The phone calls *could* have been a hoax, a cruel joke. Remember, back then, individual phone numbers were listed in the white pages and were public info- even with names and addresses. Some people get off on causing grief to families with missing loved ones. I don't know how likely it is but that was my first thought when I read it.
yeah, I think only the california calls were charged to Judith, all the rest were regular calls.
honestly, given that the person never said anything, even when Laureen’s sister picked up, always called at 3:45 am initially, then switched to around the holidays, and they weren’t charging to Judith, I think 1) that Judith believed that these were hoax calls or possibly from the person who took Laureen, and that they were intended to torment her and her other child and 2) I think that belief is well-founded
The really weird thing about the phone calls is that Laureen's mother wasn't the only one to get them. Her cousin and her ex-boyfriend both also received strange calls that they thought might be from her. If all the calls came from the same person, it'd have to be either Laureen herself or someone with an intimate knowledge of her life.
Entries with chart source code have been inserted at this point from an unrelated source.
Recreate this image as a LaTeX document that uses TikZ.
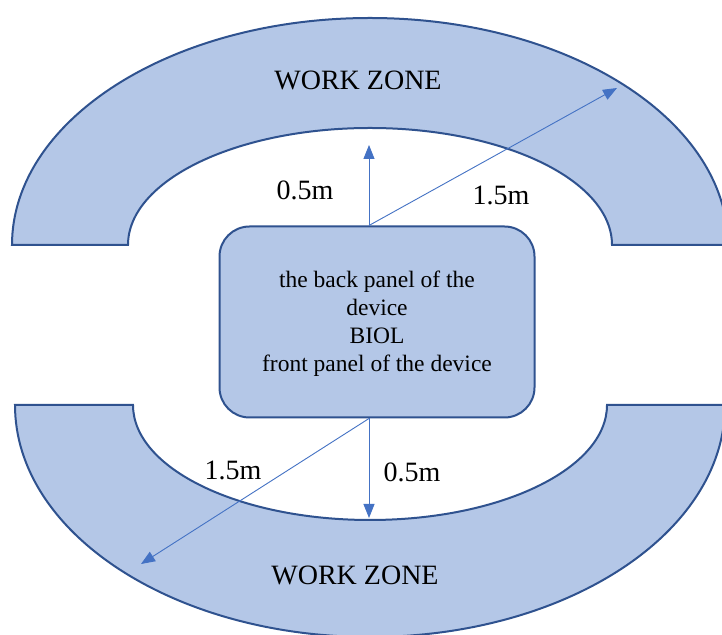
\documentclass[tikz,border=0pt]{standalone}
\usepackage{fontspec}
\setmainfont{Liberation Serif}
\usetikzlibrary{arrows.meta,positioning,calc}

\definecolor{zonefill}{HTML}{B4C7E7}
\definecolor{zoneline}{HTML}{2F528F}
\definecolor{dimline}{HTML}{4472C4}

\begin{document}
\begin{tikzpicture}[
			x=1pt, y=1pt,
			zone/.style={fill=zonefill, draw=zoneline, line width=2pt},
			device/.style={rectangle, rounded corners=30pt, fill=zonefill, draw=zoneline, line width=2pt, minimum width=315pt, minimum height=191pt, align=center, font=\fontsize{23.5}{28}\selectfont},
			dim/.style={draw=dimline, line width=0.9pt, -{Triangle[length=14pt,width=11pt]}},
			dimlabel/.style={font=\fontsize{28}{32}\selectfont},
			zonelabel/.style={font=\fontsize{28}{32}\selectfont}
	]
		\clip (0,0) rectangle (722,634);
		\useasboundingbox (0,0) rectangle (722,634);

		\fill[white] (0,0) rectangle (722,634);

		\draw[zone] (12,389) arc[start angle=180, end angle=0, x radius=358, y radius=227]
			-- (612,389) arc[start angle=0, end angle=180, x radius=242, y radius=117] -- cycle;
		\draw[zone] (15,229) arc[start angle=180, end angle=360, x radius=355, y radius=232]
			-- (607,229) arc[start angle=360, end angle=180, x radius=237, y radius=115] -- cycle;

		\node (topzone) at (358,554) [zonelabel] {WORK ZONE};
		\node (bottomzone) at (355,59) [zonelabel] {WORK ZONE};

		\node (biol) at (377,312) [device] {\\[-8pt]the back panel of the\\device\\BIOL\\front panel of the device};

		\coordinate (uptip) at (369,489);
		\coordinate (uprim) at (617,546);
		\coordinate (downtip) at (369,116);
		\coordinate (downrim) at (141,70);

		\draw [dim] (biol.north -| uptip) -- (uptip);
		\draw [dim] (biol.north -| uptip) -- (uprim);
		\draw [dim] (biol.south -| downtip) -- (downtip);
		\draw [dim] (biol.south -| downtip) -- (downrim);

		\node (uphalf) at (305,444) [dimlabel] {0.5m};
		\node (upone) at (501,439) [dimlabel] {1.5m};
		\node (downone) at (233,164) [dimlabel] {1.5m};
		\node (downhalf) at (412,162) [dimlabel] {0.5m};
	\end{tikzpicture}
\end{document}
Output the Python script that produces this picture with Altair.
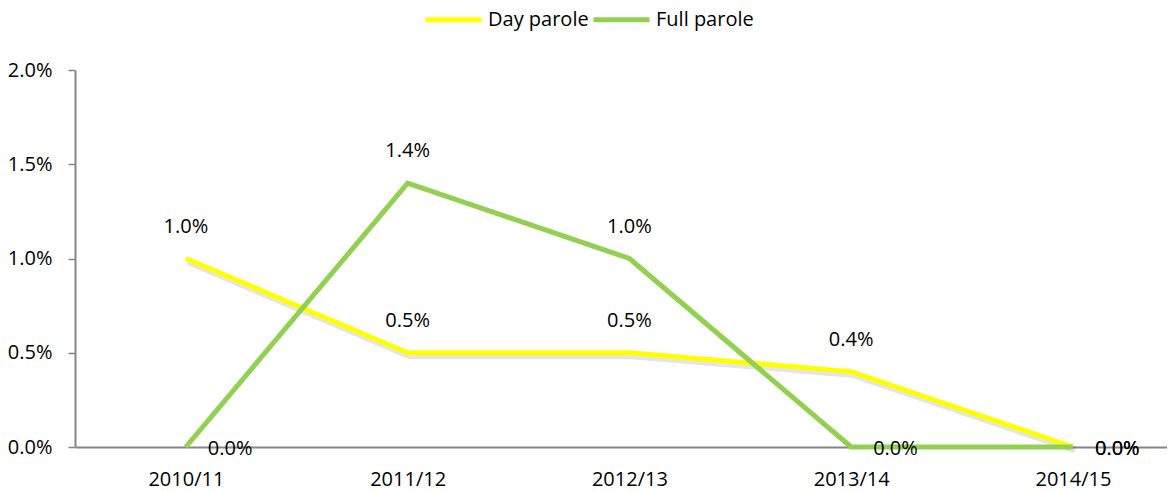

If the numbers were in the phone book, it wouldn't necessarily have to be someone intimately close to her.
But how would they know who to look for? I presume her mother's name would have been mentioned in the media but her cousin and ex weren't nearly as close to the case.
How do you know the only ones who knew she was alone were the people inside the apartment? She easily could have told other people her mom was out of town, right? She was working for alcohol earlier that day. It isn’t far fetched that she’d mention she wanted the alcohol since her mom was out of town.
The odds that this person waited around for the male friend/s (that they may or may not have known were present at the time) to leave before somehow abducting or coaxing her out of the apartment in that short time frame are astronomical.
“The calls stopped only after she changed her number” Wow, how sad
Very odd detail that I find zero percent believable.